Problem details
Can you output the material exactly as written, minus any pictures it holds?
** Begin **
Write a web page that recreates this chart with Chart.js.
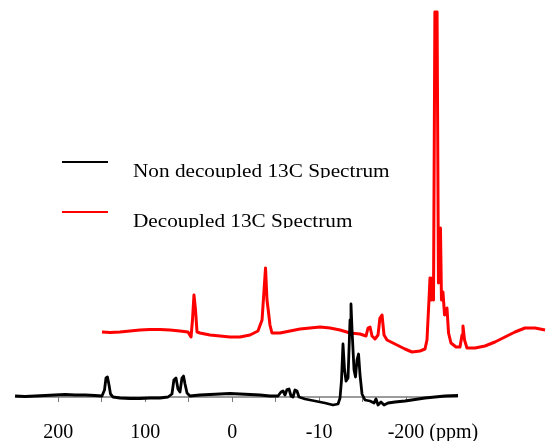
<!DOCTYPE html>
<html><head><meta charset="utf-8">
<script src="https://cdn.jsdelivr.net/npm/chart.js@4/dist/chart.umd.min.js"></script>
<style>html,body{margin:0;padding:0;background:#fff;overflow:hidden}#wrap{width:546px;height:441px;position:relative}</style>
</head><body><div id="wrap"><canvas id="c"></canvas></div>
<script>
// Series labels
const seriesLabels = ['Non decoupled 13C Spectrum', 'Decoupled 13C Spectrum'];

// Non decoupled spectrum (chemical shift in ppm, intensity in arbitrary units)
const blackPpm = [249.7,238.2,226.7,215.2,203.7,192.2,180.7,169.2,157.7,149.7,146.8,145.1,143.4,141.6,139.9,137,129,117.5,106,94.5,83,73.8,69.2,67,64.6,62.3,60,57.7,55.9,54.2,51.9,48.5,37,25.5,13.9,2.5,-9,-20.6,-32,-43.5,-52.8,-56.2,-58.5,-60.8,-63.1,-65.4,-67.7,-70,-72.3,-74.6,-76.9,-83.8,-95.3,-106.8,-116,-121.8,-124.1,-125.8,-127.5,-129.3,-131,-133.3,-135.6,-136.7,-137.9,-140.2,-141.9,-143.6,-145.4,-147.1,-149.4,-152.8,-158.6,-163.2,-165.5,-167.8,-171.2,-174.7,-179.3,-187.3,-198.8,-210.3,-221.8,-233.3,-244.8,-259.8];
const blackInt = [1,0.5,1,1.5,2,2.5,2,2,1.5,1,7,19,20,12,3,0,-1,-1.5,-1.5,-1,-1,0,3,17,19,8,5,19,21,13,4,1,2,2.5,3,3.5,3,2.5,2,1,1,5,6,2,7.5,8,1,0,7,6,0,-2,-4,-6,-8,-7,-1,17,53,27,16,19,77,93,67,27,20,37,43,22,3,-3,-4,-6,-2,-8,-5,-8,-6,-5,-4,-2.5,-1,0,1,1.5];

// Decoupled spectrum (stacked trace: ppm position and intensity as drawn)
const redPpm = [149.7,140.5,129,117.5,106,94.5,83,71.5,60,50.8,47.3,45.6,43.9,42.1,40.4,37,25.5,13.9,2.5,-9,-20.6,-29.7,-34.4,-36.7,-38.4,-40.1,-41.8,-43.5,-45.8,-55.1,-66.6,-78.1,-89.6,-101.1,-112.6,-124.1,-135.6,-147.1,-154,-156.3,-158.6,-160.9,-164.3,-167.8,-170,-172.4,-174.7,-178.1,-187.3,-198.8,-206.9,-216.1,-221.8,-224.1,-226.4,-227.6,-228.7,-229.9,-231.6,-233.2,-235.7,-237.3,-239.6,-240.8,-242.5,-244.3,-246,-247.1,-248.9,-251.7,-257.5,-262.1,-264.4,-265.5,-267.3,-270.1,-279.4,-290.8,-302.3,-313.8,-325.3,-336.8,-348.4,-359.9];
const redInt = [65,64.5,65,66,67,67.5,67.5,67,66,65,60,77,102,87,65,64,62,61,60,60,62,66,77,107,129,97,85,72,64,64,66,68,69,70,69,67,64,63,61,69,70,61,58,62,79,82,62,57,53,48,45,46,48,57,97,119,97,109,97,385,385,114,169,97,105,82,85,89,64,54,50,50,62,71,57,49,49,51,55,60,65,69,69,67];

// Axis ticks
const tickValues = [200,150,100,50,0,-50,-100,-150,-200];
const tickLabels = ['200','','100','','0','','-10','','-200'];
const axisUnit = '(ppm)';
const axisExtent = [249.7, -259.8];

const axisPlugin = {
  id: 'axisLine',
  beforeDatasetsDraw(chart, args, opts) {
    const x = chart.scales.x, y = chart.scales.y, ctx = chart.ctx;
    const yp = y.getPixelForValue(0);
    ctx.save();
    ctx.strokeStyle = opts.color; ctx.lineWidth = opts.width;
    ctx.beginPath();
    ctx.moveTo(x.getPixelForValue(axisExtent[0]), yp);
    ctx.lineTo(x.getPixelForValue(axisExtent[1]), yp);
    ctx.stroke();
    ctx.restore();
  },
  afterDraw(chart, args, opts) {
    const x = chart.scales.x, y = chart.scales.y, ctx = chart.ctx;
    const t = x.options.ticks;
    const fs = t.font.size;
    const last = tickValues[tickValues.length - 1];
    const lbl = tickLabels[tickLabels.length - 1];
    ctx.save();
    ctx.font = fs + 'px ' + t.font.family;
    ctx.fillStyle = t.color;
    ctx.textBaseline = 'middle';
    ctx.textAlign = 'left';
    const w = ctx.measureText(lbl).width;
    const ty = y.getPixelForValue(0) + x.options.grid.tickLength + t.padding + fs * 1.2 / 2;
    ctx.fillText(' ' + axisUnit, x.getPixelForValue(last) + w / 2, ty);
    ctx.restore();
  }
};

const legendPlugin = {
  id: 'stackLegend',
  afterDraw(chart, args, opts) {
    const ctx = chart.ctx;
    chart.data.datasets.forEach((ds, i) => {
      const ly = opts.lineY[i], tb = opts.textBase[i];
      ctx.save();
      ctx.strokeStyle = ds.borderColor; ctx.lineWidth = 2;
      ctx.beginPath(); ctx.moveTo(opts.lineX0, ly); ctx.lineTo(opts.lineX1, ly); ctx.stroke();
      ctx.beginPath(); ctx.rect(0, tb - 40, chart.width, 40 + opts.clipBelow); ctx.clip();
      ctx.translate(opts.textX, tb); ctx.scale(opts.stretch, 1);
      ctx.font = opts.font; ctx.fillStyle = '#000'; ctx.textBaseline = 'alphabetic'; ctx.textAlign = 'left';
      ctx.fillText(ds.label, 0, 0);
      ctx.restore();
    });
  }
};

new Chart(document.getElementById('c'), {
  type: 'line',
  data: {
    datasets: [
      { label: seriesLabels[0], data: blackPpm.map((v, i) => ({x: v, y: blackInt[i]})), borderColor: '#000000', borderWidth: 2.8, pointRadius: 0, tension: 0, clip: false, borderJoinStyle: 'round' },
      { label: seriesLabels[1], data: redPpm.map((v, i) => ({x: v, y: redInt[i]})), borderColor: '#ff0000', borderWidth: 3, pointRadius: 0, tension: 0, clip: false, borderJoinStyle: 'round' }
    ]
  },
  options: {
    responsive: true, maintainAspectRatio: false, animation: false, devicePixelRatio: 1,
    layout: { padding: 0 },
    plugins: {
      legend: { display: false }, tooltip: { enabled: false },
      axisLine: { color: '#7a7a7a', width: 1.5 },
      stackLegend: { lineX0: 62, lineX1: 108, lineY: [162, 212], textX: 133, textBase: [177, 227], clipBelow: 1, stretch: 1.18, font: '18px "Liberation Serif", "Times New Roman", serif' }
    },
    scales: {
      x: {
        type: 'linear', reverse: true, min: -361, max: 267,
        position: { y: 0 },
        border: { display: false },
        grid: { display: true, drawOnChartArea: false, drawTicks: true, tickLength: 5, color: '#7a7a7a', lineWidth: 1 },
        afterBuildTicks: (s) => { s.ticks = tickValues.map(v => ({ value: v })); },
        ticks: {
          autoSkip: false, maxRotation: 0, minRotation: 0, padding: 19, color: '#000',
          font: { family: '"Liberation Serif", "Times New Roman", serif', size: 20 },
          callback: (v) => { const i = tickValues.indexOf(v); return i >= 0 ? tickLabels[i] : ''; }
        }
      },
      y: { type: 'linear', display: false, min: -44, max: 397 }
    }
  },
  plugins: [axisPlugin, legendPlugin]
});
</script></body></html>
** End **
Answer in full
Write a web page that recreates this chart with Chart.js.
<!DOCTYPE html>
<html><head><meta charset="utf-8">
<script src="https://cdn.jsdelivr.net/npm/chart.js@4/dist/chart.umd.min.js"></script>
<style>html,body{margin:0;padding:0;background:#fff;overflow:hidden}#wrap{width:546px;height:441px;position:relative}</style>
</head><body><div id="wrap"><canvas id="c"></canvas></div>
<script>
// Series labels
const seriesLabels = ['Non decoupled 13C Spectrum', 'Decoupled 13C Spectrum'];

// Non decoupled spectrum (chemical shift in ppm, intensity in arbitrary units)
const blackPpm = [249.7,238.2,226.7,215.2,203.7,192.2,180.7,169.2,157.7,149.7,146.8,145.1,143.4,141.6,139.9,137,129,117.5,106,94.5,83,73.8,69.2,67,64.6,62.3,60,57.7,55.9,54.2,51.9,48.5,37,25.5,13.9,2.5,-9,-20.6,-32,-43.5,-52.8,-56.2,-58.5,-60.8,-63.1,-65.4,-67.7,-70,-72.3,-74.6,-76.9,-83.8,-95.3,-106.8,-116,-121.8,-124.1,-125.8,-127.5,-129.3,-131,-133.3,-135.6,-136.7,-137.9,-140.2,-141.9,-143.6,-145.4,-147.1,-149.4,-152.8,-158.6,-163.2,-165.5,-167.8,-171.2,-174.7,-179.3,-187.3,-198.8,-210.3,-221.8,-233.3,-244.8,-259.8];
const blackInt = [1,0.5,1,1.5,2,2.5,2,2,1.5,1,7,19,20,12,3,0,-1,-1.5,-1.5,-1,-1,0,3,17,19,8,5,19,21,13,4,1,2,2.5,3,3.5,3,2.5,2,1,1,5,6,2,7.5,8,1,0,7,6,0,-2,-4,-6,-8,-7,-1,17,53,27,16,19,77,93,67,27,20,37,43,22,3,-3,-4,-6,-2,-8,-5,-8,-6,-5,-4,-2.5,-1,0,1,1.5];

// Decoupled spectrum (stacked trace: ppm position and intensity as drawn)
const redPpm = [149.7,140.5,129,117.5,106,94.5,83,71.5,60,50.8,47.3,45.6,43.9,42.1,40.4,37,25.5,13.9,2.5,-9,-20.6,-29.7,-34.4,-36.7,-38.4,-40.1,-41.8,-43.5,-45.8,-55.1,-66.6,-78.1,-89.6,-101.1,-112.6,-124.1,-135.6,-147.1,-154,-156.3,-158.6,-160.9,-164.3,-167.8,-170,-172.4,-174.7,-178.1,-187.3,-198.8,-206.9,-216.1,-221.8,-224.1,-226.4,-227.6,-228.7,-229.9,-231.6,-233.2,-235.7,-237.3,-239.6,-240.8,-242.5,-244.3,-246,-247.1,-248.9,-251.7,-257.5,-262.1,-264.4,-265.5,-267.3,-270.1,-279.4,-290.8,-302.3,-313.8,-325.3,-336.8,-348.4,-359.9];
const redInt = [65,64.5,65,66,67,67.5,67.5,67,66,65,60,77,102,87,65,64,62,61,60,60,62,66,77,107,129,97,85,72,64,64,66,68,69,70,69,67,64,63,61,69,70,61,58,62,79,82,62,57,53,48,45,46,48,57,97,119,97,109,97,385,385,114,169,97,105,82,85,89,64,54,50,50,62,71,57,49,49,51,55,60,65,69,69,67];

// Axis ticks
const tickValues = [200,150,100,50,0,-50,-100,-150,-200];
const tickLabels = ['200','','100','','0','','-10','','-200'];
const axisUnit = '(ppm)';
const axisExtent = [249.7, -259.8];

const axisPlugin = {
  id: 'axisLine',
  beforeDatasetsDraw(chart, args, opts) {
    const x = chart.scales.x, y = chart.scales.y, ctx = chart.ctx;
    const yp = y.getPixelForValue(0);
    ctx.save();
    ctx.strokeStyle = opts.color; ctx.lineWidth = opts.width;
    ctx.beginPath();
    ctx.moveTo(x.getPixelForValue(axisExtent[0]), yp);
    ctx.lineTo(x.getPixelForValue(axisExtent[1]), yp);
    ctx.stroke();
    ctx.restore();
  },
  afterDraw(chart, args, opts) {
    const x = chart.scales.x, y = chart.scales.y, ctx = chart.ctx;
    const t = x.options.ticks;
    const fs = t.font.size;
    const last = tickValues[tickValues.length - 1];
    const lbl = tickLabels[tickLabels.length - 1];
    ctx.save();
    ctx.font = fs + 'px ' + t.font.family;
    ctx.fillStyle = t.color;
    ctx.textBaseline = 'middle';
    ctx.textAlign = 'left';
    const w = ctx.measureText(lbl).width;
    const ty = y.getPixelForValue(0) + x.options.grid.tickLength + t.padding + fs * 1.2 / 2;
    ctx.fillText(' ' + axisUnit, x.getPixelForValue(last) + w / 2, ty);
    ctx.restore();
  }
};

const legendPlugin = {
  id: 'stackLegend',
  afterDraw(chart, args, opts) {
    const ctx = chart.ctx;
    chart.data.datasets.forEach((ds, i) => {
      const ly = opts.lineY[i], tb = opts.textBase[i];
      ctx.save();
      ctx.strokeStyle = ds.borderColor; ctx.lineWidth = 2;
      ctx.beginPath(); ctx.moveTo(opts.lineX0, ly); ctx.lineTo(opts.lineX1, ly); ctx.stroke();
      ctx.beginPath(); ctx.rect(0, tb - 40, chart.width, 40 + opts.clipBelow); ctx.clip();
      ctx.translate(opts.textX, tb); ctx.scale(opts.stretch, 1);
      ctx.font = opts.font; ctx.fillStyle = '#000'; ctx.textBaseline = 'alphabetic'; ctx.textAlign = 'left';
      ctx.fillText(ds.label, 0, 0);
      ctx.restore();
    });
  }
};

new Chart(document.getElementById('c'), {
  type: 'line',
  data: {
    datasets: [
      { label: seriesLabels[0], data: blackPpm.map((v, i) => ({x: v, y: blackInt[i]})), borderColor: '#000000', borderWidth: 2.8, pointRadius: 0, tension: 0, clip: false, borderJoinStyle: 'round' },
      { label: seriesLabels[1], data: redPpm.map((v, i) => ({x: v, y: redInt[i]})), borderColor: '#ff0000', borderWidth: 3, pointRadius: 0, tension: 0, clip: false, borderJoinStyle: 'round' }
    ]
  },
  options: {
    responsive: true, maintainAspectRatio: false, animation: false, devicePixelRatio: 1,
    layout: { padding: 0 },
    plugins: {
      legend: { display: false }, tooltip: { enabled: false },
      axisLine: { color: '#7a7a7a', width: 1.5 },
      stackLegend: { lineX0: 62, lineX1: 108, lineY: [162, 212], textX: 133, textBase: [177, 227], clipBelow: 1, stretch: 1.18, font: '18px "Liberation Serif", "Times New Roman", serif' }
    },
    scales: {
      x: {
        type: 'linear', reverse: true, min: -361, max: 267,
        position: { y: 0 },
        border: { display: false },
        grid: { display: true, drawOnChartArea: false, drawTicks: true, tickLength: 5, color: '#7a7a7a', lineWidth: 1 },
        afterBuildTicks: (s) => { s.ticks = tickValues.map(v => ({ value: v })); },
        ticks: {
          autoSkip: false, maxRotation: 0, minRotation: 0, padding: 19, color: '#000',
          font: { family: '"Liberation Serif", "Times New Roman", serif', size: 20 },
          callback: (v) => { const i = tickValues.indexOf(v); return i >= 0 ? tickLabels[i] : ''; }
        }
      },
      y: { type: 'linear', display: false, min: -44, max: 397 }
    }
  },
  plugins: [axisPlugin, legendPlugin]
});
</script></body></html>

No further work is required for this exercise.